The anti-hunger advocates have been meeting in Washington since Sunday and are lobbying on Capitol Hill today.

Stabenow said she was “so proud” of House Agriculture Committee Democrats who voted “overwhelmingly” if not universally against the Republican-written farm bill that the committee approved recently. Stabenow was referring to the four House Democrats who voted to approve the bill.



Stabenow told the advocates the No. 1 focus of their lobbying had to be that Congress cannot take money from SNAP for “big farm subsidies or anything else.”

The House bill, Stabenow said, “took almost $30 billion from SNAP and gave a 70% increase to the biggest farmers.”

Stabenow was referring to a provision in the House Republican bill that would require all future rewrites of the Thrifty Food Plan on which SNAP benefits are based to be “budget neutral.” The Congressional Budget Office has said the provision would save $27 billion over 10 years. That budget authority could be used for other purposes. The draft written by House Agriculture Committee Chairman Glenn “GT” Thompson, R-Pa., would use $12 billion to $16 billion for other nutrition provisions while the rest would increase spending for agricultural trade promotion and specialty crop programs.

Stabenow’s reference to a 70% increase for the biggest farmers is a reference to another provision in the House bill that would raise the reference prices for commodity subsidies so that farmers could get payments when prices fall to higher levels than in the past.
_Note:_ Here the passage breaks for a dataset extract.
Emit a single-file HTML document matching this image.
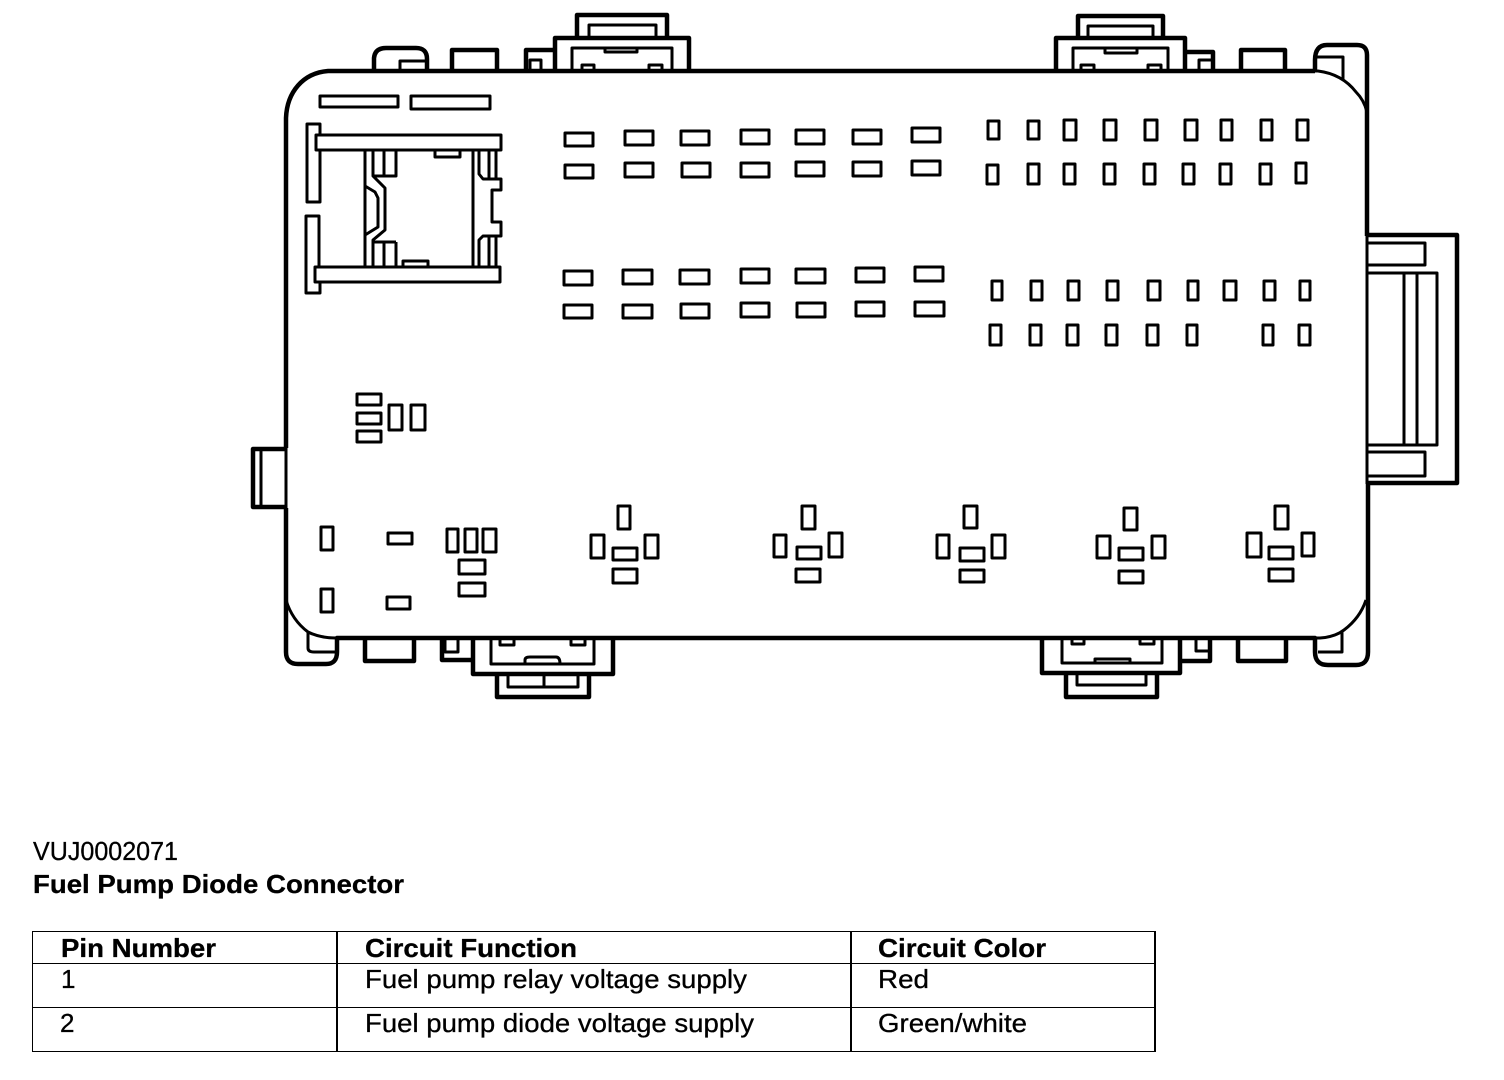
<!DOCTYPE html>
<html><head><meta charset="utf-8"><title>Fuel Pump Diode Connector</title>
<style>
html,body{margin:0;padding:0;background:#fff}
svg{display:block}
text{font-family:"Liberation Sans",Arial,sans-serif;font-size:26px;fill:#000;stroke:#000;stroke-width:.3px}
.b{font-weight:bold}
</style></head><body>
<svg width="1504" height="1080" viewBox="0 0 1504 1080" xmlns="http://www.w3.org/2000/svg">
<rect width="1504" height="1080" fill="#fff"/>
<g fill="none" stroke="#000" stroke-linejoin="round">
<!-- main body -->
<g stroke-width="4.5">
<path d="M1315 71H328C303 73 287 92 286 118V448M286 508V600"/>
<path d="M286 600V652Q286 664 298 664H326Q337 664 337 652V638H1315V652Q1315 665 1328 665H1356Q1368 665 1368 652V484"/>
<path d="M1367 236V55Q1367 45 1357 45H1327Q1315 45 1315 60V71"/>
<path d="M374 71V58Q375 48 386 48H416Q427 48 427 59V71"/>
<path d="M452 71V50H497V71M1241 71V50H1285V71M526 71V50H555M1185 52H1213V71"/>
<path d="M555 71V38H689V71M577 38V15H667V38M1056 71V38H1185V71M1078 38V16H1163V38"/>
<path d="M365 638V661H414V638M442 638V660H473M473 638V674H613V638M497 674V697H589V674M1042 638V673H1180V638M1066 673V697H1157V673M1180 661H1210V638M1238 638V661H1286V638"/>
<path d="M286 449H253V507H286"/>
<path d="M1367 235H1457V483H1367"/>
</g>
<g stroke-width="3">
<path d="M1367 236V484M286 448V508"/>
<path d="M261 449V507"/>
<path d="M1312 71H1318Q1342 74 1356 92Q1364 100 1367 112M286 600Q292 620 308 632Q320 638 336 638M1366 600Q1360 618 1344 630Q1335 637 1320 638H1312"/>
<path d="M400 71V61H427M530 71V60H541V71M1199 71V60H1213M1317 57H1343V79M308 632V648Q308 652 314 652H336M445 638V652H458V638M1196 638V651H1209"/>
<path d="M1318 652H1342V632"/>
<path d="M589 38V25H656V38M572 71V48H672V71M605 48V52H637V48M582 71V65H594V71M649 71V65H662V71"/>
<path d="M1088 38V26H1153V38M1073 71V48H1168V71M1105 48V53H1137V48M1081 71V65H1094V71M1148 71V65H1161V71"/>
<path d="M491 638V664H594V638M525 664V660Q525 657 530 657H556Q560 657 560 664M500 638V645H514V638M571 638V645H585V638M508 674V687H578V674M544 674V687"/>
<path d="M1062 638V663H1162V638M1095 663V659H1130V663M1072 638V644H1084V638M1140 638V644H1154V638M1077 673V685H1146V673"/>
<path d="M1368 243H1425V265H1368M1368 273H1437V445H1368M1368 452H1425V476H1368"/>
<path d="M1404 273V445M1417 273V445"/>
<!-- fuse cavity top-left -->
<path d="M320 96H398V107H320ZM411 96H490V109H411Z"/>
<path d="M307 135V124H320V135M307 124V202H320V150M320 282V293H306V216H319V267"/>
<path d="M316 135H501V150H316ZM315 267H500V282H315Z"/>
<path d="M365 150V267M373 150V176L385 188V230L373 240V267M365 186L375 192L378 198V227L365 235M384 150V176M396 150V176H373M384 242V267M396 242V267M373 242H396"/>
<path d="M473 150V267M479 150V174L483 179H501V190H492V222H501V236H483L479 240V267M489 150V179M496 150V179M489 236V267M496 236V267"/>
<path d="M435 150V157H460V150M403 267V261H428V267"/>
<!-- horizontal fuse slots -->
<path d="M565 133H593V146H565ZM625 131H653V145H625ZM681 131H709V145H681ZM741 130H769V144H741ZM796 130H824V144H796ZM853 130H881V144H853ZM912 128H940V142H912Z"/>
<path d="M565 165H593V178H565ZM625 163H653V177H625ZM682 163H710V177H682ZM741 163H769V177H741ZM796 162H824V176H796ZM853 162H881V176H853ZM912 161H940V175H912Z"/>
<path d="M564 271H592V285H564ZM623 270H652V284H623ZM680 270H709V284H680ZM741 269H769V283H741ZM796 269H825V283H796ZM856 268H884V282H856ZM915 267H943V281H915Z"/>
<path d="M564 305H592V318H564ZM623 305H652V318H623ZM681 304H709V318H681ZM741 303H769V317H741ZM797 303H825V317H797ZM856 302H884V316H856ZM915 302H944V316H915Z"/>
<!-- vertical pins -->
<path d="M988 121H999V139H988ZM1028 121H1039V139H1028ZM1064 120H1076V140H1064ZM1104 120H1116V140H1104ZM1145 120H1157V140H1145ZM1185 120H1197V140H1185ZM1221 120H1232V140H1221ZM1261 120H1272V140H1261ZM1297 120H1308V140H1297Z"/>
<path d="M987 165H998V184H987ZM1028 164H1039V184H1028ZM1064 164H1075V184H1064ZM1104 164H1115V184H1104ZM1144 164H1155V184H1144ZM1183 164H1194V184H1183ZM1220 164H1231V184H1220ZM1260 164H1271V184H1260ZM1296 163H1306V183H1296Z"/>
<path d="M992 281H1002V300H992ZM1031 281H1042V300H1031ZM1068 281H1079V300H1068ZM1107 281H1118V300H1107ZM1148 281H1160V300H1148ZM1188 281H1198V300H1188ZM1224 281H1236V300H1224ZM1264 281H1275V300H1264ZM1300 281H1310V300H1300Z"/>
<path d="M990 325H1001V345H990ZM1030 325H1041V345H1030ZM1067 325H1078V345H1067ZM1106 325H1117V345H1106ZM1147 325H1158V345H1147ZM1187 325H1197V345H1187ZM1263 325H1273V345H1263ZM1299 325H1310V345H1299Z"/>
<!-- left small -->
<path d="M357 394H381V405H357ZM357 413H381V424H357ZM357 431H381V442H357ZM389 405H402V430H389ZM411 405H425V430H411Z"/>
<path d="M321 527H333V550H321ZM321 589H333V612H321ZM388 533H412V544H388ZM387 597H410V609H387ZM447 529H458V552H447ZM465 529H477V552H465ZM483 529H496V552H483ZM459 560H485V574H459ZM459 583H485V596H459Z"/>
<!-- relay groups -->
<path d="M618 506H630V529H618ZM591 535H604V558H591ZM645 535H658V558H645ZM613 548H637V560H613ZM613 569H637V583H613Z"/>
<path d="M802 506H815V529H802ZM774 535H786V557H774ZM829 533H842V557H829ZM797 547H821V559H797ZM796 569H820V582H796Z"/>
<path d="M964 506H977V528H964ZM937 535H949V558H937ZM992 535H1005V558H992ZM960 548H984V561H960ZM960 570H984V582H960Z"/>
<path d="M1124 508H1137V530H1124ZM1097 536H1110V558H1097ZM1152 536H1165V558H1152ZM1119 548H1143V560H1119ZM1119 571H1143V583H1119Z"/>
<path d="M1275 506H1288V529H1275ZM1247 533H1261V557H1247ZM1302 533H1314V556H1302ZM1269 547H1293V559H1269ZM1269 569H1293V581H1269Z"/>
</g>
<!-- table -->
<g shape-rendering="crispEdges">
<path stroke-width="1" d="M32 931.5H1156M32 963.5H1156M32 1007.5H1156M32 1051.5H1156M32.5 931V1052"/>
<path stroke-width="2" d="M337 931V1052M851 931V1052M1155 931V1052"/>
</g>
</g>
<text x="33" y="860" textLength="145" lengthAdjust="spacingAndGlyphs">VUJ0002071</text>
<text class="b" x="33" y="893" textLength="371" lengthAdjust="spacingAndGlyphs">Fuel Pump Diode Connector</text>
<text class="b" x="61" y="957" textLength="155" lengthAdjust="spacingAndGlyphs">Pin Number</text>
<text class="b" x="365" y="957" textLength="212" lengthAdjust="spacingAndGlyphs">Circuit Function</text>
<text class="b" x="878" y="957" textLength="168" lengthAdjust="spacingAndGlyphs">Circuit Color</text>
<text x="61" y="988">1</text>
<text x="365" y="988" textLength="382" lengthAdjust="spacingAndGlyphs">Fuel pump relay voltage supply</text>
<text x="878" y="988" textLength="51" lengthAdjust="spacingAndGlyphs">Red</text>
<text x="60" y="1032">2</text>
<text x="365" y="1032" textLength="389" lengthAdjust="spacingAndGlyphs">Fuel pump diode voltage supply</text>
<text x="878" y="1032" textLength="149" lengthAdjust="spacingAndGlyphs">Green/white</text>
</svg>
</body></html>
Farm leaders have said the current rates are out of date because both commodity prices and input costs have risen. Stabenow noted that farmers who do not have the “base acres” on which farmers get subsidies would not have access to the program. Stabenow has said she wants to be sure farmers of all types and sizes have access to subsidized crop insurance and other farm programs.

Stabenow said the House GOP farm bill plan is “outrageous.”

“You’re going to tell them that today, right?” Stabenow said to the anti-hunger advocates. She received a round of applause.

“Most importantly what we do is draw a red line: We are not going backwards on SNAP,” Stabenow said, adding that it took 50 years to get an update to SNAP benefits based on what nutritionists and science reports say about what people should be eating.

The next update to the Thrifty Food Plan would increase benefits only 2% to 2.5%, she said.

Stabenow said, “I want farmers of all types to get risk management support, but we are not going to turn our backs on the people most vulnerable, many of whom need a little bit of help for a little bit of time to go on and be successful.”

Reps. Alma Adams, D-N.C.,; Jahana Hayes, D-Conn.; and Jim McGovern, D-Mass., also spoke at the conference.

Adams said that messages about hunger “fell on ears that didn’t want to hear.”

Hayes said, “I did not come to Congress to starve children, and I won’t vote for a bill that does that.”

McGovern told the advocates to make sure that they ask the four Democrats who voted for the GOP bill whether they will side with the rest of the Democrats and vote against it if it comes to the House floor.